Eu não suporto essa mania dos blogueiros escreverem tudo na primeira pessoa. Inclusive, porque a mania deles está virando uma tendência perniciosa até no mundo literário. Dificilmente eu vejo um texto deles na terceira pessoa. É tudo “eu, eu, eu” — num impressionismo sem precedentes em nossas letras. “Eu viajei para a Lapônia”, “eu experimentei um incrível aparador de bigodes e cavanhaques”, “eu tenho dez dicas infalíveis de como não levar um fora na balada” e por aí vai.
Outro dia eu achei um aplicativo que busca sites e blogs aleatoriamente. Cliquei para ver onde ele me levaria. Pronto, cai na página de um cidadão que contava suas impressões como cultivador de escargots. Na primeira pessoa, evidentemente. Neste caso até se justificava, um escargot virar personagem é algo surreal, ainda mais se fizesse monólogos interiores. Mas a regra é sempre a mesma: o “eu” é imperativo.

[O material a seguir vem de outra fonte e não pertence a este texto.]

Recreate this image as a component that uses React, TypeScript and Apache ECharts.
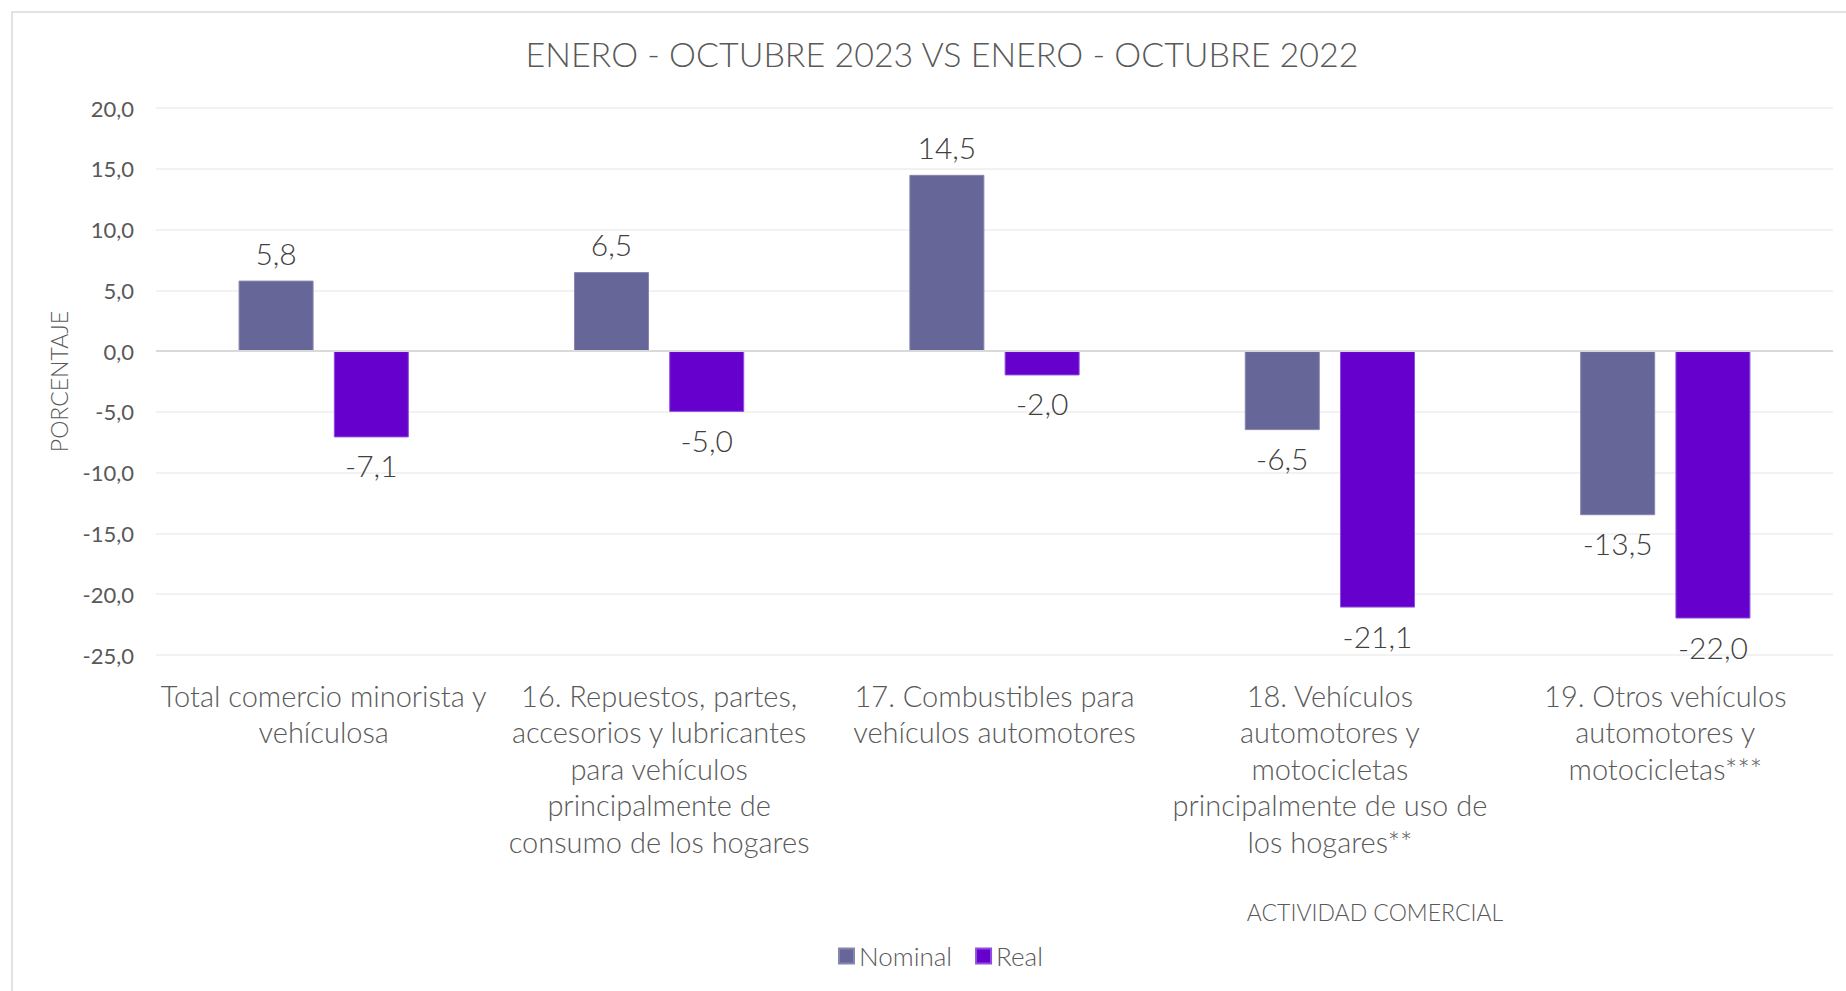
import React, { useEffect, useRef } from "react";
import * as echarts from "echarts";

const categories = [
  "Total comercio minorista y\nvehículosa",
  "16. Repuestos, partes,\naccesorios y lubricantes\npara vehículos\nprincipalmente de\nconsumo de los hogares",
  "17. Combustibles para\nvehículos automotores",
  "18. Vehículos\nautomotores y\nmotocicletas\nprincipalmente de uso de\nlos hogares**",
  "19. Otros vehículos\nautomotores y\nmotocicletas***",
];
const nominal = [5.8, 6.5, 14.5, -6.5, -13.5];
const real = [-7.1, -5.0, -2.0, -21.1, -22.0];
const seriesNames = ["Nominal", "Real"];
const colors = ["#666699", "#6600CC"];
const titleText = "ENERO - OCTUBRE 2023 VS ENERO - OCTUBRE 2022";
const yAxisName = "PORCENTAJE";
const xAxisName = "ACTIVIDAD COMERCIAL";

const FONT = "Lato, 'Open Sans', sans-serif";
const fmt = (v: number) => v.toFixed(1).replace(".", ",");

function makeData(vals: number[]) {
  return vals.map((v) => ({
    value: v,
    label: { position: v < 0 ? "bottom" : "top" },
  }));
}

export default function App() {
  const ref = useRef<HTMLDivElement>(null);
  useEffect(() => {
    if (!ref.current) return;
    const chart = echarts.init(ref.current, null, { renderer: "svg" });
    const labelCfg = {
      show: true,
      distance: 13,
      fontFamily: FONT,
      fontWeight: 300,
      fontSize: 30,
      color: "#404040",
      formatter: (p: any) => fmt(p.value),
    };
    chart.setOption({
      animation: false,
      backgroundColor: "#ffffff",
      title: {
        text: titleText,
        left: 937,
        textAlign: "center",
        top: 31,
        textStyle: {
          fontFamily: FONT,
          fontWeight: 300,
          fontSize: 34,
          color: "#595959",
        },
      },
      legend: {
        data: seriesNames,
        left: 833,
        top: 938,
        itemWidth: 15,
        itemHeight: 15,
        itemGap: 23,
        icon: "rect",
        textStyle: {
          fontFamily: FONT,
          fontWeight: 300,
          fontSize: 26,
          color: "#595959",
        },
      },
      grid: { left: 156, right: 13, top: 108, bottom: 336 },
      xAxis: {
        type: "category",
        data: categories,
        axisLine: { show: false },
        axisTick: { show: false },
        axisLabel: {
          interval: 0,
          margin: 22,
          fontFamily: FONT,
          fontWeight: 300,
          fontSize: 29,
          lineHeight: 36.5,
          color: "#595959",
          align: "center",
          verticalAlign: "top",
        },
      },
      yAxis: {
        type: "value",
        min: -25,
        max: 20,
        interval: 5,
        name: yAxisName,
        nameLocation: "middle",
        nameGap: 86,
        nameTextStyle: {
          fontFamily: FONT,
          fontWeight: 300,
          fontSize: 23,
          color: "#595959",
        },
        axisLine: { show: false },
        axisTick: { show: false },
        axisLabel: {
          margin: 22,
          fontFamily: FONT,
          fontSize: 22,
          color: "#595959",
          formatter: (v: number) => fmt(v),
        },
        splitLine: { lineStyle: { color: "#eeeeee", width: 1.5 } },
      },
      graphic: [
        {
          type: "rect",
          shape: { x: 12, y: 12, width: 1900, height: 1100 },
          style: { fill: "none", stroke: "#d9d9d9", lineWidth: 1.5 },
          silent: true,
          z: -1,
        },
        {
          type: "text",
          x: 1375,
          y: 912,
          style: {
            text: xAxisName,
            fontFamily: FONT,
            fontWeight: 300,
            fontSize: 23,
            fill: "#595959",
            textAlign: "center",
            textVerticalAlign: "middle",
          },
        },
      ],
      series: [
        {
          name: seriesNames[0],
          type: "bar",
          data: makeData(nominal),
          barWidth: 75,
          barGap: "27%",
          itemStyle: { color: colors[0], borderColor: "#8585b0", borderWidth: 1 },
          label: labelCfg,
          markLine: {
            silent: true,
            symbol: "none",
            label: { show: false },
            lineStyle: { color: "#d9d9d9", width: 2, type: "solid" },
            data: [{ yAxis: 0 }],
          },
        },
        {
          name: seriesNames[1],
          type: "bar",
          data: makeData(real),
          barWidth: 75,
          barGap: "27%",
          itemStyle: { color: colors[1], borderColor: "#8f4ee0", borderWidth: 1 },
          label: labelCfg,
        },
      ],
    });
    return () => chart.dispose();
  }, []);
  return (
    <div
      ref={ref}
      style={{ position: "absolute", left: 0, top: 0, width: 1846, height: 991 }}
    />
  );
}
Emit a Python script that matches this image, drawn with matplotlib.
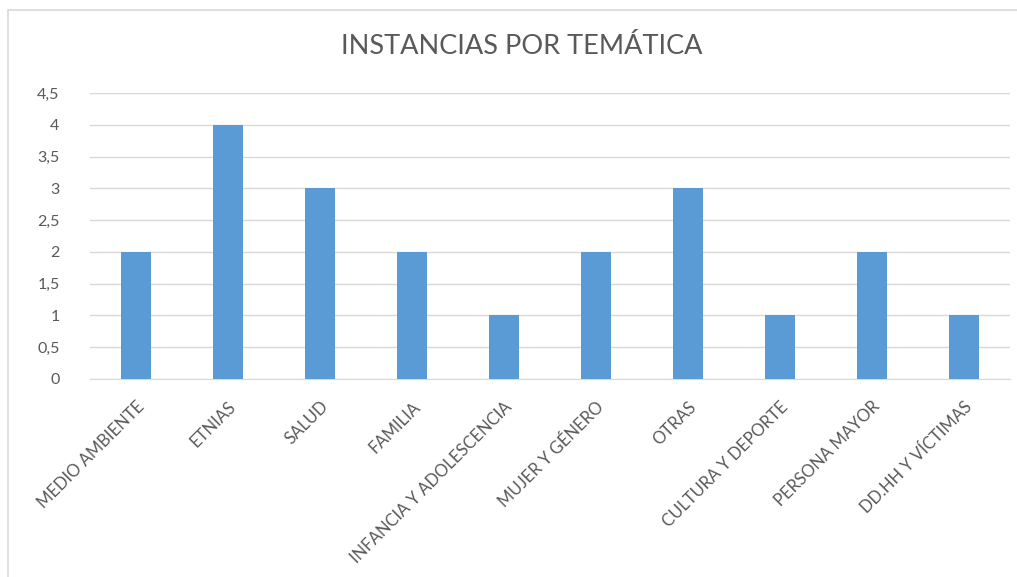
import matplotlib.pyplot as plt
from matplotlib.patches import Rectangle
from matplotlib.ticker import FuncFormatter

# datos
categorias = ["MEDIO AMBIENTE", "ETNIAS", "SALUD", "FAMILIA", "INFANCIA Y ADOLESCENCIA",
              "MUJER Y GÉNERO", "OTRAS", "CULTURA Y DEPORTE", "PERSONA MAYOR", "DD.HH Y VÍCTIMAS"]
valores = [2, 4, 3, 2, 1, 2, 3, 1, 2, 1]
y_ticks = [0, 0.5, 1, 1.5, 2, 2.5, 3, 3.5, 4, 4.5]

plt.rcParams['font.family'] = ['Lato', 'DejaVu Sans']
gris = '#595959'

fig = plt.figure(figsize=(10.17, 5.77), dpi=100)
ax = fig.add_axes([90/1017, 1-379/577, 920/1017, 286/577])

# borde del grafico
fig.patches.append(Rectangle((8/1017, -0.01), 1.0, 1-10/577+0.01, transform=fig.transFigure,
                             fill=False, edgecolor='#D9D9D9', linewidth=1.2))

x = range(len(categorias))
ax.bar(x, valores, width=0.32, color='#5B9BD5', zorder=3)

ax.set_xlim(-0.5, len(categorias) - 0.5)
ax.set_ylim(0, 4.5)
ax.set_yticks(y_ticks)
ax.yaxis.set_major_formatter(FuncFormatter(lambda v, p: ('%g' % v).replace('.', ',')))
ax.grid(axis='y', color='#D9D9D9', linewidth=1, zorder=0)
for s in ['top', 'right', 'left']:
    ax.spines[s].set_visible(False)
ax.spines['bottom'].set_color('#D9D9D9')

ax.set_xticks(list(x))
ax.set_xticklabels(categorias, rotation=45, ha='right', rotation_mode='anchor',
                   fontsize=12, color=gris)
ax.tick_params(axis='x', length=0, pad=14)
ax.tick_params(axis='y', length=0, pad=22, labelsize=11.5, labelcolor=gris)
for lbl in ax.get_yticklabels():
    lbl.set_horizontalalignment('right')

fig.text(522/1017, 1-47/577, "INSTANCIAS POR TEMÁTICA", ha='center', va='center',
         fontsize=19.5, color=gris)

fig.savefig("out.png", dpi=100)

Eu até acho que num conto, numa novela o uso do eu pode ser interessante. Casa muito bem com narrativas realistas, mas que, no fundo, são fantasiosas. Como bem fazia um Kafka e seus seguidores, se é que Kafka deixou seguidores. Eu não acho. Mas talvez para esse fim fosse válido o uso deliberado do “eu”.
Entretanto, eu prefiro mesmo quando alguém, mesmo num texto mais ligeiro de blog, mostra que sabe fazer uso de todas as teclas disponíveis. E acaba compondo algo mais abrangente. É claro que a crônica, se comparada à música erudita, seria um lied, não uma sinfonia.
Mas ainda assim há lieds e lieds de Beethoven. Eu pelo menos penso assim. Quando estou eu, comigo mesmo, escrevendo um texto penso se não posso transformar aquela minha opinião pessoal num discurso indireto livre. Mas, pra esses impressionistazinhos de plantão, meter seu ego em tudo é automático.
Eu, por mim, não deixaria publicar mais um livro sequer se viesse nesse formatinho percorridíssimo. Ou o escriba mostrava que sabia escrever de maneira mais canônica ou eu simplesmente deixaria suas ideias mofando.
Eu sei que isso talvez trouxesse uma grita no mundo dos blogs e no mercado editorial. Eu imagino que também pudessem me acusar de castrador. Eu sei disso tudo. Mas, por outro, eu sei que isto poderia ser a única maneira de conter a verdadeira onda de artigos, crônicas, contos, novelas e romances em tal padrão preguiçoso.
Os seus defensores dizem que usar a terceira pessoa deixa o narrador onisciente em excesso e, por conseguinte, falso e autoritário. E o “eu”, é o quê? Uma forma de narrar democrática e pluralista? Eu acho que ela, na verdade, é a forma mais arrogante, simplória e beócia de se produzir material de leitura.
Eu queria ver um desses espancadores de caracteres de agora conseguir contar suas experiências em diversas dimensões. Mas, por hora só consigo afirmar uma coisa: eu odeio todos esses textos na primeira pessoa. Eu e pelo jeito mais ninguém. Mas eu me basto.